Experimental demonstration of reconstructing quantum states with generative models

TL;DR

This paper demonstrates an experimental method using neural network generative models to efficiently reconstruct quantum states, significantly reducing resource requirements for larger systems.

Contribution

It presents the first experimental validation of quantum state reconstruction using machine learning, with linear scaling of samples for up to five qubits.

Findings

Successful reconstruction of GHZ and random states up to five qubits

Sample complexity scales linearly with system size

Machine learning offers a promising tool for quantum device validation

Abstract

Quantum state tomography, a process that reconstructs a quantum state from measurements on an ensemble of identically prepared copies, plays a crucial role in benchmarking quantum devices. However, brute-force approaches to quantum state tomography would become impractical for large systems, as the required resources scale exponentially with the system size. Here, we explore a machine learning approach and report an experimental demonstration of reconstructing quantum states based on neural network generative models with an array of programmable superconducting transmon qubits.

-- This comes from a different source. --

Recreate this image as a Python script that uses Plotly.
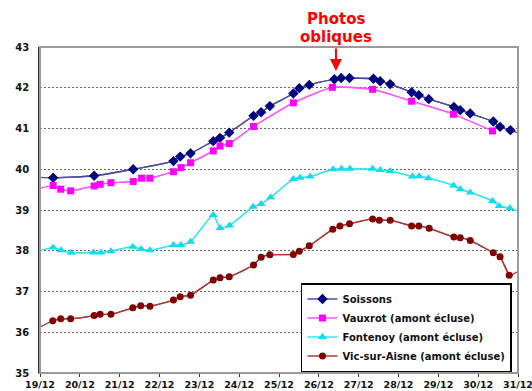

In particular, we experimentally prepare the Greenberger-Horne-Zeilinger states and random states up to five qubits and demonstrate that the machine learning approach can efficiently reconstruct these states with the number of required experimental samples scaling linearly with system size. Our results experimentally showcase the intriguing potential for exploiting machine learning techniques in validating and characterizing complex quantum devices, offering a valuable guide for the future development of quantum technologies.